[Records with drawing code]
------------------------------------

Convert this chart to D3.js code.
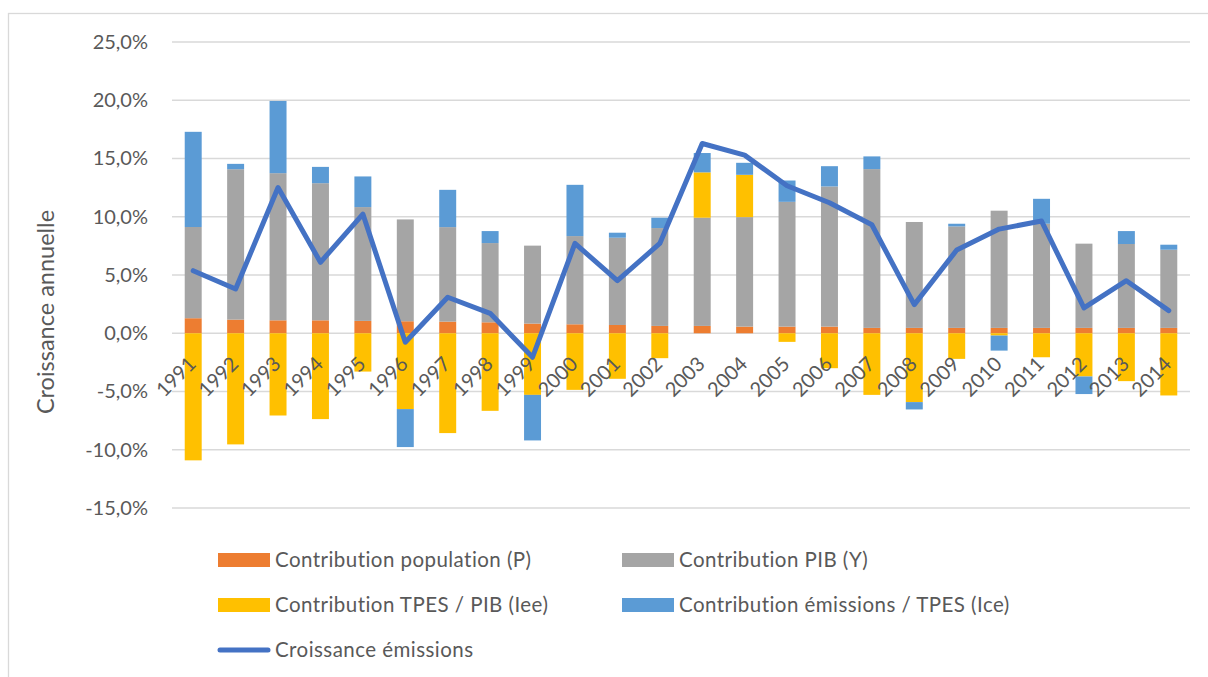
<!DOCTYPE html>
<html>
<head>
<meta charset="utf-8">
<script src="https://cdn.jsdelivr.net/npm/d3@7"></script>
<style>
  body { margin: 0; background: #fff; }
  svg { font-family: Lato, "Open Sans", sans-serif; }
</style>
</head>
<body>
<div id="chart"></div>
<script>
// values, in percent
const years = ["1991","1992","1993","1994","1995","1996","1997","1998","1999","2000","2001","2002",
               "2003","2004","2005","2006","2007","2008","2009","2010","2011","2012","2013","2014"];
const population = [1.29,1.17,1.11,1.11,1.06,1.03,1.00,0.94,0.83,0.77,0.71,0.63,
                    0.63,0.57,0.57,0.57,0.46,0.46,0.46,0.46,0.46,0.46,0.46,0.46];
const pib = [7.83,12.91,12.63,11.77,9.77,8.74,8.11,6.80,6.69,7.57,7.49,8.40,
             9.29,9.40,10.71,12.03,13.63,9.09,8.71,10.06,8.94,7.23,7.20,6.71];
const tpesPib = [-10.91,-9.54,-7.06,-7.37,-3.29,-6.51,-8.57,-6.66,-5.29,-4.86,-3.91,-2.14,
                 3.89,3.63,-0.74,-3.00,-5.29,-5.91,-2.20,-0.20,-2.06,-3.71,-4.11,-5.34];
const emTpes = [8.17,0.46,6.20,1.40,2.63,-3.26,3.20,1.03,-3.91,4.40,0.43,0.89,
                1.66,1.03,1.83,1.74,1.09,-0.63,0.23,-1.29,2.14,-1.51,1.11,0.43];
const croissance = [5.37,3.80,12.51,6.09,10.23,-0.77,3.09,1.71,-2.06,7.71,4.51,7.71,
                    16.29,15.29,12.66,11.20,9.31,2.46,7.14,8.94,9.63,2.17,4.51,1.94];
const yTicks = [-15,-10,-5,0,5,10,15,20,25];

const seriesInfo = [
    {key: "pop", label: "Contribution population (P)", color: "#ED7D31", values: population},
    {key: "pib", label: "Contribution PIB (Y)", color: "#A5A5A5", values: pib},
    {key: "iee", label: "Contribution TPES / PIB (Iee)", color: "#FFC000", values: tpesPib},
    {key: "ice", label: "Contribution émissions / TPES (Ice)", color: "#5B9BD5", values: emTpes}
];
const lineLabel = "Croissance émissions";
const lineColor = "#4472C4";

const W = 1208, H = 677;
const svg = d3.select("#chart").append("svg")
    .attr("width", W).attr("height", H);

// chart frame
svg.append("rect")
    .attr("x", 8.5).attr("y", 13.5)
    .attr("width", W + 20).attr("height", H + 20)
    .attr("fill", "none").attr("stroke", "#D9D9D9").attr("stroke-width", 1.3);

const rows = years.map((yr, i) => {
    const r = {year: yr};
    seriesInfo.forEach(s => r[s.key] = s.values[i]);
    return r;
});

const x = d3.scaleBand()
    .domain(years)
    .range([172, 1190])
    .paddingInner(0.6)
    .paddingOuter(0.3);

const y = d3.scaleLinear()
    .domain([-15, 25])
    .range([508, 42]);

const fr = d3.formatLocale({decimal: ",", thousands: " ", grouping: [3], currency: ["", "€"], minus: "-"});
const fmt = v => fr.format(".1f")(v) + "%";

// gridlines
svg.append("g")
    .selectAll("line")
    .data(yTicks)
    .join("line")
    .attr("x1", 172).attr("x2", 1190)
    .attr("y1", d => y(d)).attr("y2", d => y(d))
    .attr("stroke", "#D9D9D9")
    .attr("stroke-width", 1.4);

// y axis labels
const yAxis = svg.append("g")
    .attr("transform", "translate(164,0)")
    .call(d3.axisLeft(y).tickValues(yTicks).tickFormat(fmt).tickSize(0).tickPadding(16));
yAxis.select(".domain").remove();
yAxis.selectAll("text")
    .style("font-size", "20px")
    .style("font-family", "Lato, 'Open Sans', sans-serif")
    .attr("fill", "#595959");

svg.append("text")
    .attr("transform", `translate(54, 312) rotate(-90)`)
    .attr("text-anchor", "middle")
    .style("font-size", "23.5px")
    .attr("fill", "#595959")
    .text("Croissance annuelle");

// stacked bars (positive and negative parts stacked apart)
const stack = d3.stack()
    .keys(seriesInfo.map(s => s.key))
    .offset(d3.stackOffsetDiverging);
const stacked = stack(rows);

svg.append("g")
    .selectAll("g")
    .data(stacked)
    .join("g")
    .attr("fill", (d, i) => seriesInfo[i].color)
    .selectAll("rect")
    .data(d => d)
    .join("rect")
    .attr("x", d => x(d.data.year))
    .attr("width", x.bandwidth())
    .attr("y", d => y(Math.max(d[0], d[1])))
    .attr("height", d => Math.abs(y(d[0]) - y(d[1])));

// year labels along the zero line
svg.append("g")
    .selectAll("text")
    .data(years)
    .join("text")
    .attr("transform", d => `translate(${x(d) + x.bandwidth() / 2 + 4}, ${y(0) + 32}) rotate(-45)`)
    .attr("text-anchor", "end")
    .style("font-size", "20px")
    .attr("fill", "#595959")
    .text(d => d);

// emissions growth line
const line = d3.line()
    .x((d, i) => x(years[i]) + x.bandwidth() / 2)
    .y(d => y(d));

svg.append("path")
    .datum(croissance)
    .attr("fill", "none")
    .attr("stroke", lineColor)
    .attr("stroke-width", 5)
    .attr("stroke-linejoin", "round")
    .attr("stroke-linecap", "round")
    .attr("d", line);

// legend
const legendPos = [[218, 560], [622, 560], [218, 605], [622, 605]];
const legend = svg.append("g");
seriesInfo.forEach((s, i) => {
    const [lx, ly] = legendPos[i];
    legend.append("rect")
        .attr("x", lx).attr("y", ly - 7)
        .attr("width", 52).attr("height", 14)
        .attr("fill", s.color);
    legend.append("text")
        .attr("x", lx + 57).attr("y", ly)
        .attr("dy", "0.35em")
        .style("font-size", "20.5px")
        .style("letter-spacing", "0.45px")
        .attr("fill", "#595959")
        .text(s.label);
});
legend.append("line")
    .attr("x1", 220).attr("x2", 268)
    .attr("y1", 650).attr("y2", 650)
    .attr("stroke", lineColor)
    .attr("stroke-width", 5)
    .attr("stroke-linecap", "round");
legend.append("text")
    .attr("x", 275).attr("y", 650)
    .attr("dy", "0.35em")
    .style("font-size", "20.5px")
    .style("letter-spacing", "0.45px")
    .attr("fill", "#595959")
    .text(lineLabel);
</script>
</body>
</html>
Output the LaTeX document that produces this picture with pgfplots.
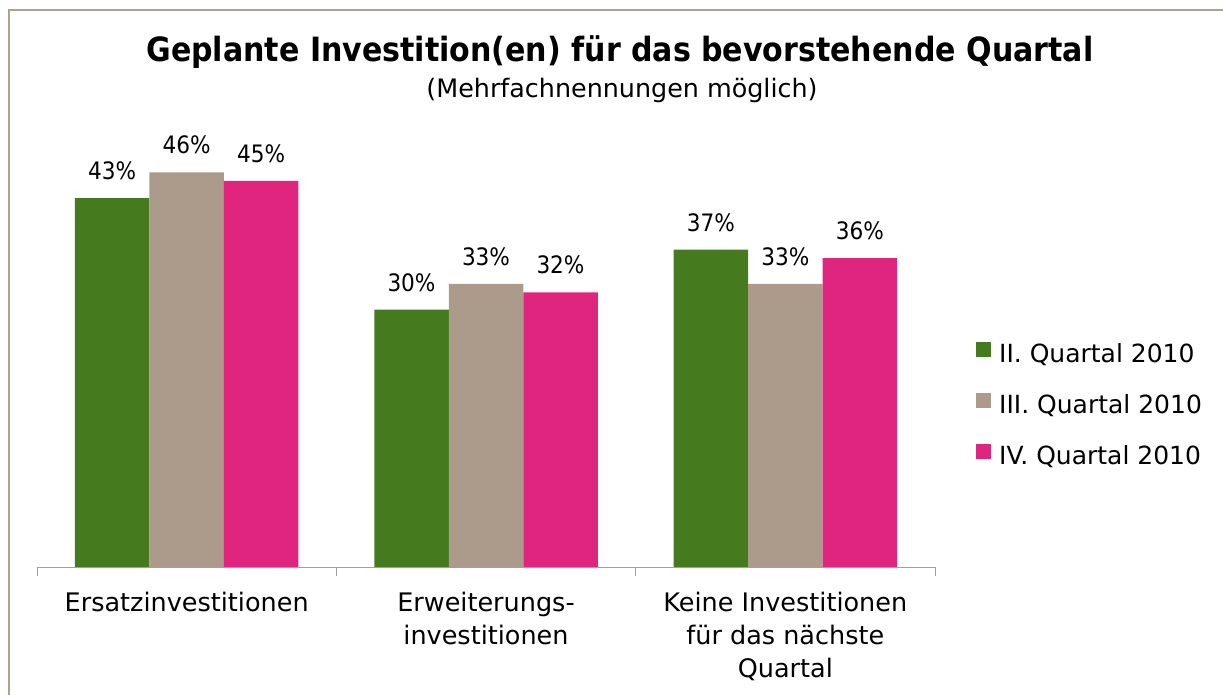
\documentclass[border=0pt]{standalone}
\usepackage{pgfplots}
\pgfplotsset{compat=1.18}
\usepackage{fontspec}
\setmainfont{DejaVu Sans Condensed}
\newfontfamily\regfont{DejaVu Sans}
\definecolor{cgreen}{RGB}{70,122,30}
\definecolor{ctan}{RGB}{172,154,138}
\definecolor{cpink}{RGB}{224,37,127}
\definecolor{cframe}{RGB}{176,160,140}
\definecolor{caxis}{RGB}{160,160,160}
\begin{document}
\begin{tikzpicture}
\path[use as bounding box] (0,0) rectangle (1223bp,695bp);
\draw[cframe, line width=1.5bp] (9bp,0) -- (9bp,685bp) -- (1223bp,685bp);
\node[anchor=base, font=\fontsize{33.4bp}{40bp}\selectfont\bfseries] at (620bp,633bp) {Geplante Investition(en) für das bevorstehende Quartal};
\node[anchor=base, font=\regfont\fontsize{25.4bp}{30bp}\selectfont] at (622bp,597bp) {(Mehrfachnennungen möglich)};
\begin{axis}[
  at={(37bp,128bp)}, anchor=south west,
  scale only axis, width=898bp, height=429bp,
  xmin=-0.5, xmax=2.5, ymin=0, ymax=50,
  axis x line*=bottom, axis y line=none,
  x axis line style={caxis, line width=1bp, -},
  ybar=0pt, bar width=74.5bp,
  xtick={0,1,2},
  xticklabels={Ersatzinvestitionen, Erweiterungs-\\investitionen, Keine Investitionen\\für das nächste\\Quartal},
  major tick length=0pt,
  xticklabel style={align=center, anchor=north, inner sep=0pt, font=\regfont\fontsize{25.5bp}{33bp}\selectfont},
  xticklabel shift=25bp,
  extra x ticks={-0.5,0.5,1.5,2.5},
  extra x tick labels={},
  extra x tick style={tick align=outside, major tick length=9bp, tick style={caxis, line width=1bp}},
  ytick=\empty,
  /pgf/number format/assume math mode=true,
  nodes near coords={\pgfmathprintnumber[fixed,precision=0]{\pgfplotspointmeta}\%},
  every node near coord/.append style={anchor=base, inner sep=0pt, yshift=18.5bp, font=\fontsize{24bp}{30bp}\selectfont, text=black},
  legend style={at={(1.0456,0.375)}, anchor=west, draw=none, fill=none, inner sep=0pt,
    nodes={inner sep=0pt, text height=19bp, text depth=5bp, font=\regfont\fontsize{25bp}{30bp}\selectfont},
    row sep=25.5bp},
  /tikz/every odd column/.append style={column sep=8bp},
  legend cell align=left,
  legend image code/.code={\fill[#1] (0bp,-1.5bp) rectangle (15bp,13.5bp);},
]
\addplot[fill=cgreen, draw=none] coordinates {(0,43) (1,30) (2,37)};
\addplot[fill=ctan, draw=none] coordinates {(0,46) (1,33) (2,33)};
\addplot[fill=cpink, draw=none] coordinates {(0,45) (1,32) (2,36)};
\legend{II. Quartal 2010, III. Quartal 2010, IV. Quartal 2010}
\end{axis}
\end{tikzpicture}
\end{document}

------------------------------------

TASK DESCRIPTION.
Repeat, word for word and with no pictures, only the lines running from the beginning of the data to the line that contains "const yTicks = [-15,-10,-5,0,5,10,15,20,25];".

RESPONSE TO THIS EXERCISE.
Convert this chart to D3.js code.
<!DOCTYPE html>
<html>
<head>
<meta charset="utf-8">
<script src="https://cdn.jsdelivr.net/npm/d3@7"></script>
<style>
  body { margin: 0; background: #fff; }
  svg { font-family: Lato, "Open Sans", sans-serif; }
</style>
</head>
<body>
<div id="chart"></div>
<script>
// values, in percent
const years = ["1991","1992","1993","1994","1995","1996","1997","1998","1999","2000","2001","2002",
               "2003","2004","2005","2006","2007","2008","2009","2010","2011","2012","2013","2014"];
const population = [1.29,1.17,1.11,1.11,1.06,1.03,1.00,0.94,0.83,0.77,0.71,0.63,
                    0.63,0.57,0.57,0.57,0.46,0.46,0.46,0.46,0.46,0.46,0.46,0.46];
const pib = [7.83,12.91,12.63,11.77,9.77,8.74,8.11,6.80,6.69,7.57,7.49,8.40,
             9.29,9.40,10.71,12.03,13.63,9.09,8.71,10.06,8.94,7.23,7.20,6.71];
const tpesPib = [-10.91,-9.54,-7.06,-7.37,-3.29,-6.51,-8.57,-6.66,-5.29,-4.86,-3.91,-2.14,
                 3.89,3.63,-0.74,-3.00,-5.29,-5.91,-2.20,-0.20,-2.06,-3.71,-4.11,-5.34];
const emTpes = [8.17,0.46,6.20,1.40,2.63,-3.26,3.20,1.03,-3.91,4.40,0.43,0.89,
                1.66,1.03,1.83,1.74,1.09,-0.63,0.23,-1.29,2.14,-1.51,1.11,0.43];
const croissance = [5.37,3.80,12.51,6.09,10.23,-0.77,3.09,1.71,-2.06,7.71,4.51,7.71,
                    16.29,15.29,12.66,11.20,9.31,2.46,7.14,8.94,9.63,2.17,4.51,1.94];
const yTicks = [-15,-10,-5,0,5,10,15,20,25];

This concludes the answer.